DATA LINES
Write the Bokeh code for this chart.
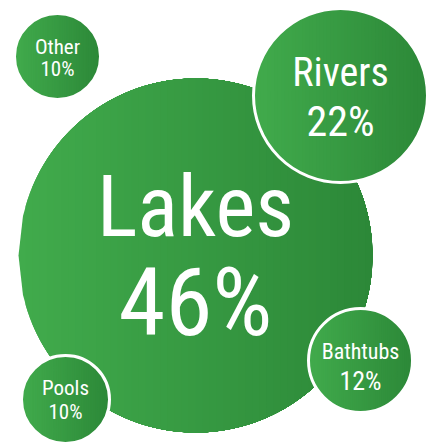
import numpy as np
from bokeh.plotting import figure
from bokeh.models import Range1d, ColumnDataSource
from bokeh.core.properties import value
from bokeh.embed import file_html
from bokeh.resources import INLINE

# ---- data ----
categories = ["Lakes", "Rivers", "Bathtubs", "Other", "Pools"]
shares = [46, 22, 12, 10, 10]

# ---- layout (pixel space, y downwards) ----
cx = [195, 340, 360, 57, 65]
cy = [255, 95, 360, 56, 399]
rad = [177, 87, 52, 43, 44]
name_dy = [-20, -10, -2, -3, -5]     # baseline offsets from centre
pct_dy = [78, 40, 29, 19, 19]
name_size = [85, 40, 22, 21, 21]
pct_size = [95, 42, 26, 21, 21]
BASE_FIX = 0.33                       # renderer baseline correction (fraction of size)

W, H = 427, 442
FONT = "'Roboto Condensed', Lato"

p = figure(width=W, height=H, output_backend="svg", toolbar_location=None,
           x_range=Range1d(0, W), y_range=Range1d(H, 0), min_border=0)
p.axis.visible = False
p.grid.visible = False
p.outline_line_color = None
p.background_fill_color = "white"
p.border_fill_color = "white"

light = np.array([0x41, 0xab, 0x4c])
dark = np.array([0x2c, 0x88, 0x38])

def hexc(c):
    return "#%02x%02x%02x" % tuple(int(round(v)) for v in c)

N = 50
for i, cat in enumerate(categories):
    x0, y0, r = cx[i], cy[i], rad[i]
    edges = np.linspace(x0 - r, x0 + r, N + 1)
    xs_list, ys_list, cols = [], [], []
    for k in range(N):
        a = edges[k]
        xx = np.linspace(a, x0 + r, 80)
        h = np.sqrt(np.clip(r * r - (xx - x0) ** 2, 0, None))
        xs_list.append(list(xx) + list(xx[::-1]))
        ys_list.append(list(y0 - h) + list((y0 + h)[::-1]))
        t = (k + 0.5) / N
        cols.append(hexc(light + (dark - light) * t))
    src = ColumnDataSource(dict(xs=xs_list, ys=ys_list, c=cols))
    p.patches("xs", "ys", source=src, fill_color="c", line_color=None)
    if i > 0:
        p.circle(x=[x0], y=[y0], radius=r, fill_alpha=0, line_color="white", line_width=3)

for i, cat in enumerate(categories):
    p.text(x=[cx[i]], y=[cy[i] + name_dy[i] - BASE_FIX * name_size[i]], text=[cat],
           text_align="center", text_baseline="alphabetic", text_color="white",
           text_font=value(FONT), text_font_size=f"{name_size[i]}px")
    p.text(x=[cx[i]], y=[cy[i] + pct_dy[i] - BASE_FIX * pct_size[i]], text=[f"{shares[i]}%"],
           text_align="center", text_baseline="alphabetic", text_color="white",
           text_font=value(FONT), text_font_size=f"{pct_size[i]}px")

open("out.html", "w").write(file_html(p, INLINE))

TASK DIRECTIONS
Repeat, exactly and in full, each line from the start of the data to the line that contains "shares = [46, 22, 12, 10, 10]". Pictures do not go in.

EXPECTED OUTPUT
Write the Bokeh code for this chart.
import numpy as np
from bokeh.plotting import figure
from bokeh.models import Range1d, ColumnDataSource
from bokeh.core.properties import value
from bokeh.embed import file_html
from bokeh.resources import INLINE

# ---- data ----
categories = ["Lakes", "Rivers", "Bathtubs", "Other", "Pools"]
shares = [46, 22, 12, 10, 10]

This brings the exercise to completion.